Guest Darla K Posted February 7, 2003 Posted February 7, 2003 We have a client who is wanting to cancel her Daycare election because she feels she cannot be without the money right now. We have paid her the remaining balance on her account for the receipts that she has turned in for reimbursement up to her amount that has been deducted from her paycheck. So she has no at risk amount. Can she stop her enrollment since there is not a "change in family status"? Is financial hardship considered a reason for her to change her election to $0.00?
papogi Posted February 7, 2003 Posted February 7, 2003 No. She can't stop the account in this case. As long as she gets her reimbursements in a very timely manner, she's making her money stretch out by having the DC account. If she stopped the account, she'd be paying the daycare provider with after-tax dollars. I would re-explain the value of the account, as it is actually helping her out here. Again, this assumes that the reimbursements are coming on a timely basis.
Kirk Maldonado Posted February 7, 2003 Posted February 7, 2003 You should ask her if her circumstances have changed, which is why she is experiencing the financial hardship. It is possible that her circumstances have changed in way that would permit her to make a new election (if that is permitted under your plan document). Kirk Maldonado
Guest Darla K Posted February 10, 2003 Posted February 10, 2003 She has had no change in family status according to all the regs I have from the IRS. She is a new participant for the Dependent Daycare Reimbursement Account and is still not fully understanding how it works.
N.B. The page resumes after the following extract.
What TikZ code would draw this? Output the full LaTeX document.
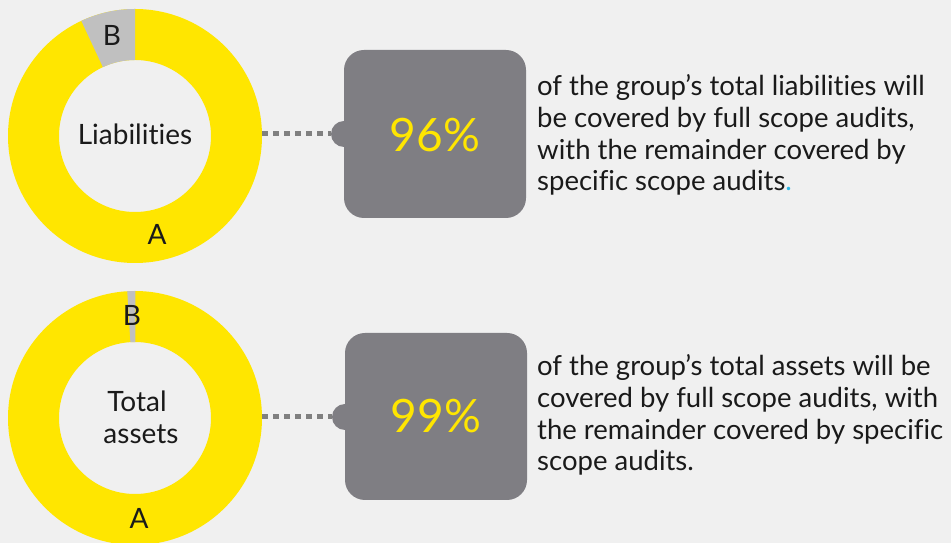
\documentclass[tikz,border=0pt]{standalone}
\usepackage{fontspec}
\setmainfont{Lato}[Ligatures={NoCommon}]
\usetikzlibrary{calc}
\definecolor{bg}{HTML}{F0F0F0}
\definecolor{eyyellow}{HTML}{FFE600}
\definecolor{boxgray}{HTML}{7F7E83}
\definecolor{dotgray}{HTML}{808080}
\definecolor{wedgegray}{HTML}{C0C0C0}
\definecolor{txt}{HTML}{1A1A1A}
\definecolor{dotblue}{HTML}{2DB7E6}
\begin{document}
\begin{tikzpicture}[x=1pt,y=1pt,
  lbl/.style={inner sep=0pt, text=txt, font=\fontsize{28}{31}\selectfont},
  body/.style={inner sep=0pt, anchor=base west, text=txt, font=\fontsize{27.5}{31}\selectfont},
  pct/.style={inner sep=0pt, anchor=base, text=eyyellow, font=\fontsize{46}{50}\selectfont},
  card/.style={fill=boxgray, rounded corners=20pt},
  link/.style={draw=dotgray, line width=5pt, dash pattern=on 5.5pt off 5.5pt},
  bump/.style={fill=boxgray}
]
\fill[bg] (0,0) rectangle (951,543);
\useasboundingbox (0,0) rectangle (951,543);

% ---------- top donut ----------
\coordinate (c1) at (135,407);
\fill[eyyellow, even odd rule] (c1) circle[radius=127] (c1) circle[radius=76];
\fill[wedgegray] ($(c1)+(90:127)$) arc[start angle=90, end angle=115, radius=127]
  -- ($(c1)+(115:76)$) arc[start angle=115, end angle=90, radius=76] -- cycle;
\node[lbl, anchor=base] (lia) at (135,398) {Liabilities};
\node[lbl, anchor=base] (b1) at (112,497) {B};
\node[lbl, anchor=base] (a1) at (157,298) {A};

% ---------- top card ----------
\fill[card] (344,325) rectangle (526,493);
\node[circle, bump, minimum size=26pt, inner sep=0pt] (k1) at (344,409) {};
\node[pct] (p1) at (435,391) {96\%};
\coordinate (s1) at (262,409);
\draw[link] (s1) -- (k1.west);

\node[body] (t11) at (537,447) {of the group’s total liabilities will};
\node[body] (t12) at (537,415.3) {be covered by full scope audits,};
\node[body] (t13) at (537,383.7) {with the remainder covered by};
\node[body] (t14) at (537,352) {specific scope audits\textcolor{dotblue}{.}};

% ---------- bottom donut ----------
\coordinate (c2) at (135,125);
\fill[eyyellow, even odd rule] (c2) circle[radius=127] (c2) circle[radius=76];
\fill[wedgegray] ($(c2)+(89.8:127)$) arc[start angle=89.8, end angle=93.5, radius=127]
  -- ($(c2)+(93.5:76)$) arc[start angle=93.5, end angle=89.8, radius=76] -- cycle;
\node[lbl, anchor=base] (tot) at (137,131) {Total};
\node[lbl, anchor=base] (ass) at (141,99.7) {assets};
\node[lbl, anchor=base] (b2) at (132,217) {B};
\node[lbl, anchor=base] (a2) at (139,14) {A};

% ---------- bottom card ----------
\fill[card] (345,43) rectangle (527,210);
\node[circle, bump, minimum size=26pt, inner sep=0pt] (k2) at (345,126) {};
\node[pct] (p2) at (436,110) {99\%};
\coordinate (s2) at (262,126);
\draw[link] (s2) -- (k2.west);

\node[body] (t21) at (537,167) {of the group’s total assets will be};
\node[body] (t22) at (537,135.3) {covered by full scope audits, with};
\node[body] (t23) at (537,103.7) {the remainder covered by specific};
\node[body] (t24) at (537,72) {scope audits.};
\end{tikzpicture}
\end{document}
We have explained to her how it works and that she will get a reimbursement check for the amount of her claim, up to the amount that has been deducted, when we run her company's plan which is every two weeks. Her employer has set up the plan to run with their bi-weekly payroll cycle. She is thinking she should get paid every time she turns in a claim, which we have informed her this is not the case because she turns in a claim every week. She feels she cannot be without the money for two weeks and that it is not benefitting her. We have tried to inform her that it will help her save in taxes in the long run, but she is convinced that it won't help to her. What should we do? Can she get out of the plan or not? We feel she cannot get out of the plan either but any help would be appreciated.
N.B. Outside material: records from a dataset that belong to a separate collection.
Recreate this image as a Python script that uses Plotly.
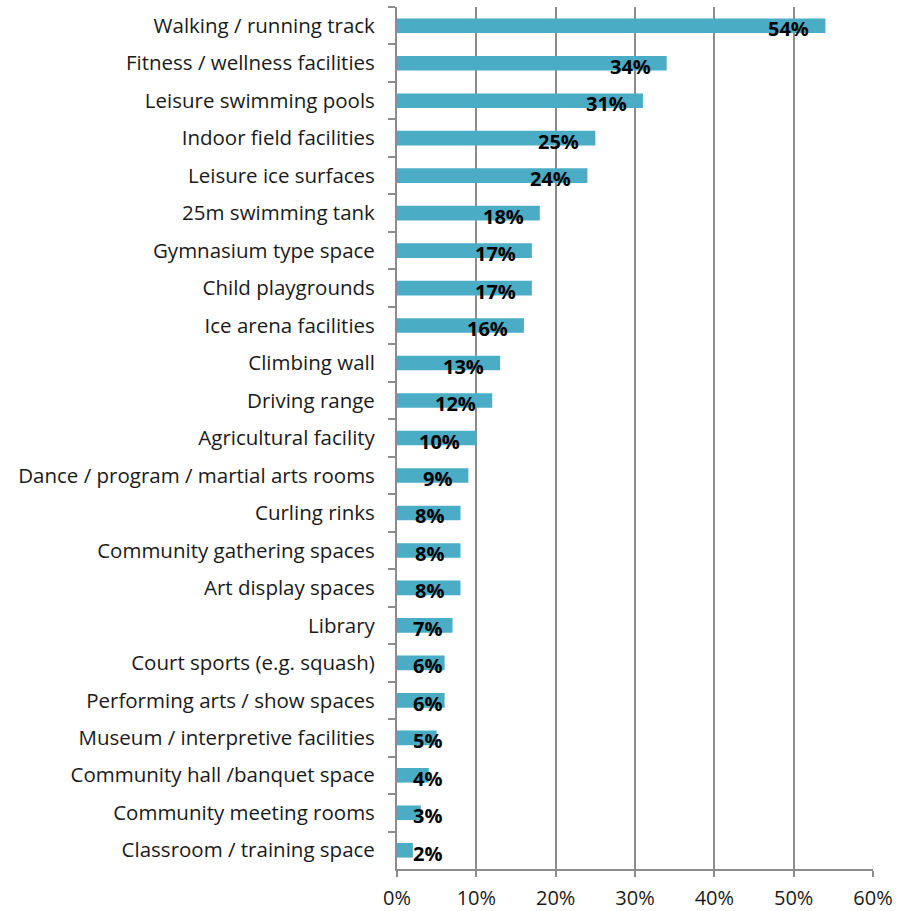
import plotly.graph_objects as go

# Facility types, listed top to bottom
categories = [
    "Walking / running track",
    "Fitness / wellness facilities",
    "Leisure swimming pools",
    "Indoor field facilities",
    "Leisure ice surfaces",
    "25m swimming tank",
    "Gymnasium type space",
    "Child playgrounds",
    "Ice arena facilities",
    "Climbing wall",
    "Driving range",
    "Agricultural facility",
    "Dance / program / martial arts rooms",
    "Curling rinks",
    "Community gathering spaces",
    "Art display spaces",
    "Library",
    "Court sports (e.g. squash)",
    "Performing arts / show spaces",
    "Museum / interpretive facilities",
    "Community hall /banquet space",
    "Community meeting rooms",
    "Classroom / training space",
]

# Share of respondents (%)
values = [54, 34, 31, 25, 24, 18, 17, 17, 16, 13, 12, 10, 9, 8, 8, 8, 7, 6, 6, 5, 4, 3, 2]

x_ticks = [0, 10, 20, 30, 40, 50, 60]
x_tick_labels = [f"{t}%" for t in x_ticks]

BAR = "#4BACC6"
GRID = "#8c8c8c"
FONT = "Open Sans"

fig = go.Figure(
    go.Bar(
        x=values,
        y=categories,
        orientation="h",
        marker=dict(color=BAR, line=dict(width=0)),
        hoverinfo="x+y",
    )
)

# Value labels sit just inside the bar end; short bars keep a minimum offset
min_anchor = 7.7
for cat, v in zip(categories, values):
    fig.add_annotation(
        x=max(v, min_anchor),
        y=cat,
        text=f"<b>{v}%</b>",
        showarrow=False,
        xanchor="right",
        xshift=-14,
        yshift=-3,
        font=dict(family=FONT, size=20, color="#000000"),
    )

fig.update_layout(
    width=912,
    height=911,
    margin=dict(l=397, r=39, t=7, b=42),
    paper_bgcolor="white",
    plot_bgcolor="white",
    bargap=0.61,
    showlegend=False,
    font=dict(family=FONT, size=20.5, color="#1a1a1a"),
)

fig.update_xaxes(
    range=[0, 60],
    tickvals=x_ticks,
    ticktext=x_tick_labels,
    automargin=False,
    showgrid=True,
    gridcolor=GRID,
    gridwidth=2,
    zeroline=False,
    showline=True,
    linecolor=GRID,
    linewidth=2,
    ticks="outside",
    ticklen=6,
    tickwidth=2,
    tickcolor=GRID,
    ticklabelstandoff=4,
    tickfont=dict(family=FONT, size=20, color="#1a1a1a"),
)

fig.update_yaxes(
    autorange="reversed",
    automargin=False,
    showgrid=False,
    showline=True,
    linecolor=GRID,
    linewidth=2,
    ticks="outside",
    tickson="boundaries",
    ticklen=7,
    tickwidth=2,
    tickcolor=GRID,
    ticklabelstandoff=16,
    tickfont=dict(family=FONT, size=20.5, color="#1a1a1a"),
)

fig.write_html("out.html")
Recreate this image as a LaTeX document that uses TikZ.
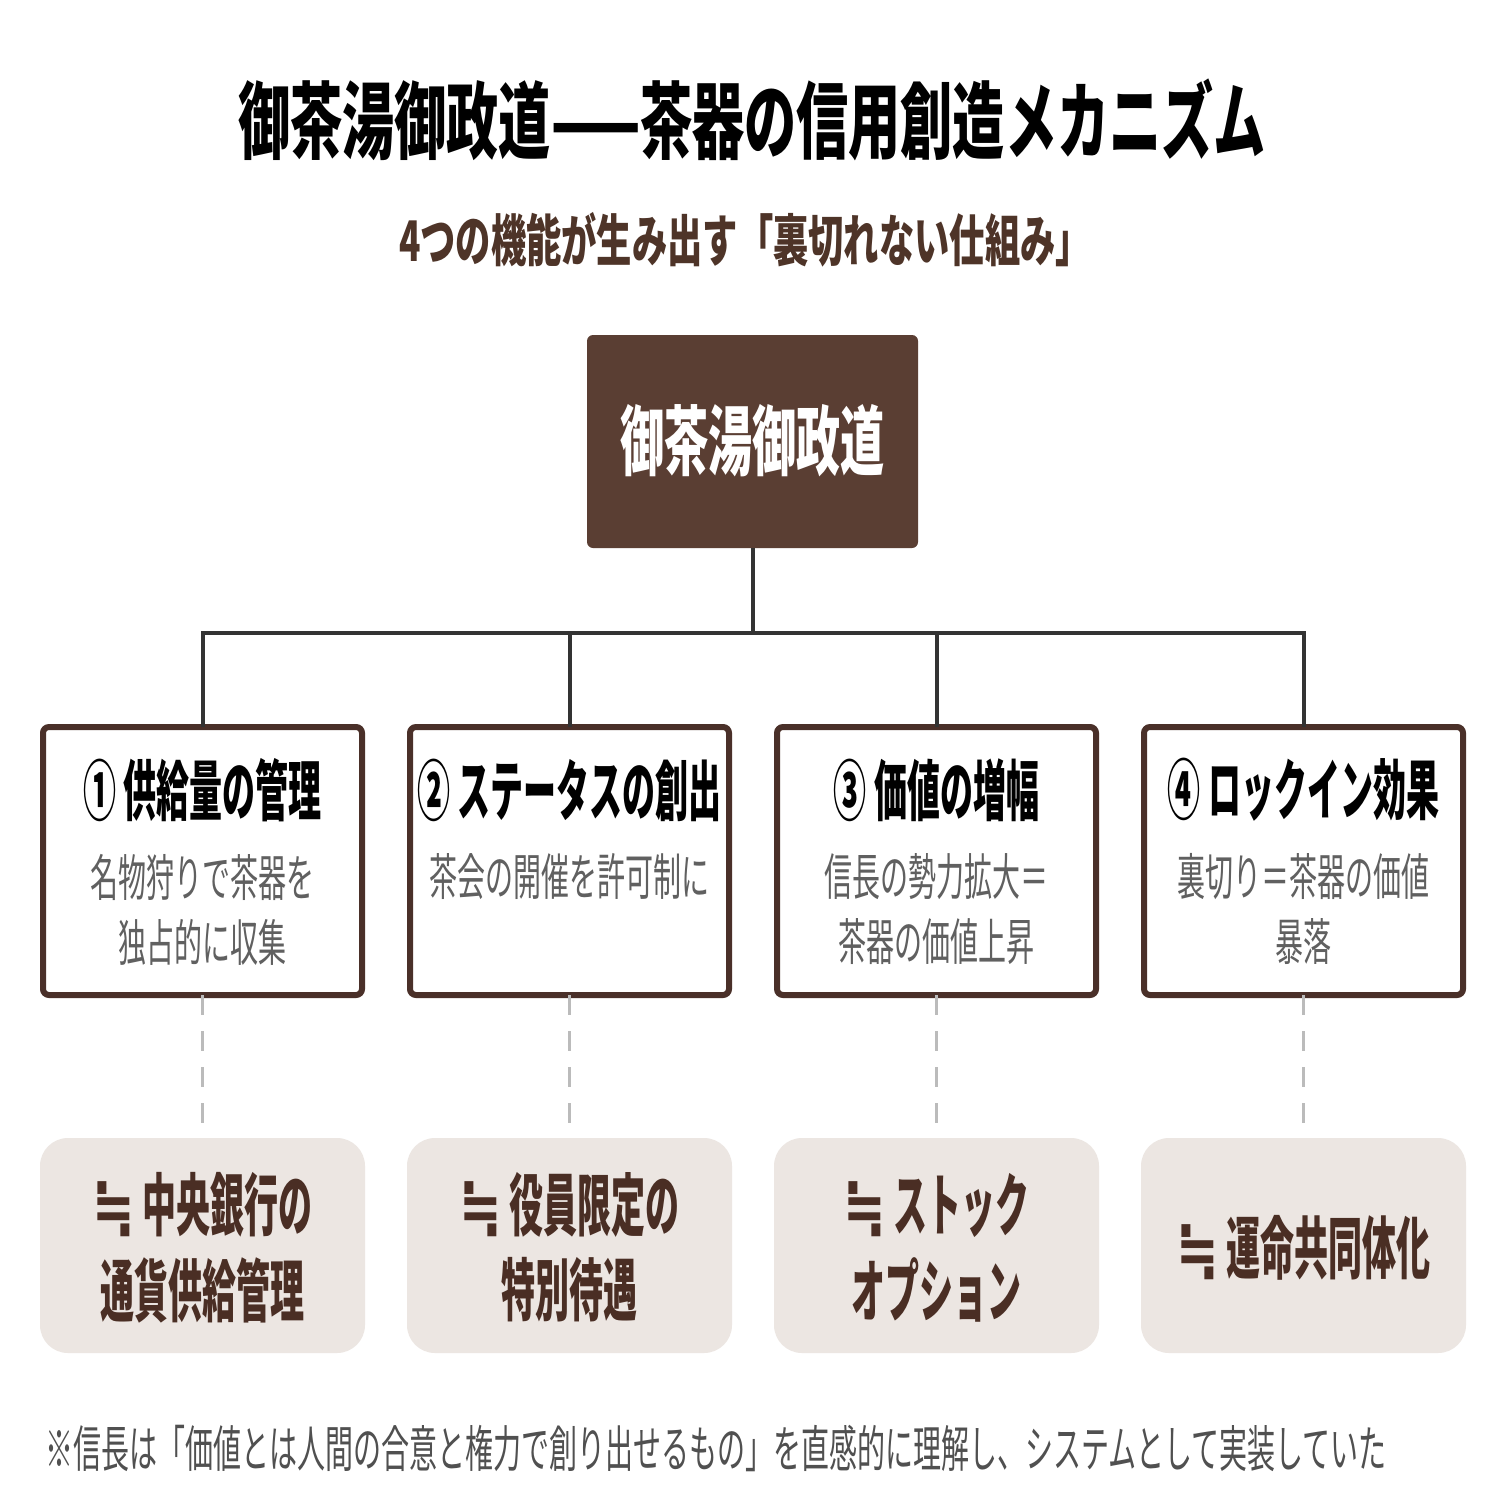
\documentclass[tikz,border=0pt]{standalone}
\usepackage{fontspec}
\newfontfamily\fT{Noto Sans CJK JP}[FakeStretch=0.62]
\newfontfamily\fS{Noto Sans CJK JP}[FakeStretch=0.63]
\newfontfamily\fM{Noto Sans CJK JP}[FakeStretch=0.58]
\newfontfamily\fH{Noto Sans CJK JP}[FakeStretch=0.5]
\newfontfamily\fB{Noto Sans CJK JP}[FakeStretch=0.56]
\newfontfamily\fSym{DejaVu Sans}[FakeStretch=0.75]
\newcommand{\approxeq}{{\fSym\bfseries ≒}}
\definecolor{topfill}{HTML}{5A3E33}
\definecolor{boxline}{HTML}{4A3029}
\definecolor{eqfill}{HTML}{ECE6E2}
\definecolor{eqtext}{HTML}{4A2E24}
\definecolor{subbrown}{HTML}{4E3428}
\definecolor{bodygray}{HTML}{606060}
\definecolor{notegray}{HTML}{505050}
\definecolor{conn}{HTML}{333333}
\definecolor{dashgray}{HTML}{BBBBBB}
\begin{document}
\begin{tikzpicture}[x=0.5pt,y=-0.5pt,
  topbox/.style={fill=topfill,rounded corners=3pt,minimum width=165.5pt,minimum height=106.5pt,inner sep=0pt},
  funcbox/.style={draw=boxline,line width=3pt,fill=white,rounded corners=3pt,minimum width=159.5pt,minimum height=134pt,inner sep=0pt},
  eqbox/.style={fill=eqfill,rounded corners=14pt,minimum width=162.5pt,minimum height=107.5pt,inner sep=0pt},
  headtxt/.style={font=\fH\bfseries\fontsize{33pt}{36pt}\selectfont,text=black,inner sep=0pt},
  bodytxt/.style={font=\fB\fontsize{25pt}{28pt}\selectfont,text=bodygray,inner sep=0pt},
  eqtxt/.style={font=\fH\bfseries\fontsize{34pt}{36pt}\selectfont,text=eqtext,inner sep=0pt},
  connline/.style={draw=conn,line width=2pt},
  dashline/.style={draw=dashgray,line width=1.5pt,dash pattern=on 10pt off 8pt}
]
\useasboundingbox (0,0) rectangle (1504,1504);
\fill[white] (0,0) rectangle (1504,1504);

% titles
\node[font=\fT\bfseries\fontsize{42pt}{46pt}\selectfont,inner sep=0pt] (title) at (752,120) {御茶湯御政道——茶器の信用創造メカニズム};
\node[font=\fS\bfseries\fontsize{28pt}{30pt}\selectfont,text=subbrown,inner sep=0pt] (subtitle) at (745,240) {4つの機能が生み出す「裏切れない仕組み」};

% top box
\node[topbox] (top) at (752.5,441.5) {};
\node[font=\fM\bfseries\fontsize{38pt}{40pt}\selectfont,text=white,inner sep=0pt] (toptxt) at (752.5,441) {御茶湯御政道};

% function boxes
\node[funcbox] (b1) at (202.5,861) {};
\node[funcbox] (b2) at (569.5,861) {};
\node[funcbox] (b3) at (936.5,861) {};
\node[funcbox] (b4) at (1303.5,861) {};

% bus
\coordinate (bus) at (752.5,633);
\draw[connline] (top.south) -- (bus);
\draw[connline] ([yshift=-1.5pt]b1.north) |- (bus) -| ([yshift=-1.5pt]b4.north);
\draw[connline] ([yshift=-1.5pt]b2.north) -- (b2.north |- bus);
\draw[connline] ([yshift=-1.5pt]b3.north) -- (b3.north |- bus);

% heads
\node[headtxt] (h1) at (202.5,790) {① 供給量の管理};
\node[headtxt] (h2) at (569.5,790) {② ステータスの創出};
\node[headtxt] (h3) at (936.5,790) {③ 価値の増幅};
\node[headtxt] (h4) at (1303.5,790) {④ ロックイン効果};

% bodies
\node[bodytxt] (t1a) at (202.5,877) {名物狩りで茶器を};
\node[bodytxt] (t1b) at (202.5,942) {独占的に収集};
\node[bodytxt] (t2a) at (569.5,877) {茶会の開催を許可制に};
\node[bodytxt] (t3a) at (936.5,877) {信長の勢力拡大＝};
\node[bodytxt] (t3b) at (936.5,942) {茶器の価値上昇};
\node[bodytxt] (t4a) at (1303.5,877) {裏切り＝茶器の価値};
\node[bodytxt] (t4b) at (1303.5,942) {暴落};

% equivalence boxes
\node[eqbox] (e1) at (202.5,1245.5) {};
\node[eqbox] (e2) at (569.5,1245.5) {};
\node[eqbox] (e3) at (936.5,1245.5) {};
\node[eqbox] (e4) at (1303.5,1245.5) {};

\foreach \i in {1,2,3,4} {\draw[dashline] ([yshift=1.5pt]b\i.south) -- (e\i.north);}

\node[eqtxt] (q1a) at (202.5,1205) {\approxeq\ 中央銀行の};
\node[eqtxt] (q1b) at (202.5,1290) {通貨供給管理};
\node[eqtxt] (q2a) at (569.5,1205) {\approxeq\ 役員限定の};
\node[eqtxt] (q2b) at (569.5,1290) {特別待遇};
\node[eqtxt] (q3a) at (936.5,1205) {\approxeq\ ストック};
\node[eqtxt] (q3b) at (936.5,1290) {オプション};
\node[eqtxt] (q4a) at (1303.5,1248) {\approxeq\ 運命共同体化};

% note
\node[font=\fB\fontsize{25pt}{28pt}\selectfont,text=notegray,inner sep=0pt,anchor=west] (note) at (45,1448) {※信長は「価値とは人間の合意と権力で創り出せるもの」を直感的に理解し、システムとして実装していた};
\end{tikzpicture}
\end{document}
Guest Darla K Posted February 10, 2003 Posted February 10, 2003 ok thank you papogi, that is what we thought, but thank you for the assurance
Lisa Hand Posted February 12, 2003 Posted February 12, 2003 One more option is if she has had a change in cost of her DCA since change in cost or coverage applies to that category. If it has reduced or stopped then she could make the corresponding change.
Guest lschaab Posted February 17, 2003 Posted February 17, 2003 If she changes from a qualified to a non-qualified provider, she should be able to change her election, if the Plan permits. However, I still don't think she understands the plan, she loses if she finds a legitimate way to get out and still has the expense.
Guest Lesley Sifers Posted February 18, 2003 Posted February 18, 2003 I have found that it IS difficult for some people to manage a DCAP because they have no money managment skills. The advantage of saving taxes does not mean much to some folks - is she already overwithholding to get a BIG tax refund? Maybe she should be claiming additional exemptions on her W4 - that would increase her paycheck. Or, does she possibly qualify for the EIC? I agree that she has no event that allows her to stop the DCAP - so, unless you can educate her or help her find some alternatives you are going to have a disgruntled employee in your midst. (I come from HR - which accounts for my way of thinking!) I do find this to be a common problem because when some people get their reimbursement check, they don't earmark it for paying the childcare bills - once again, the real problem is poor money management and you may not be able to do much about that.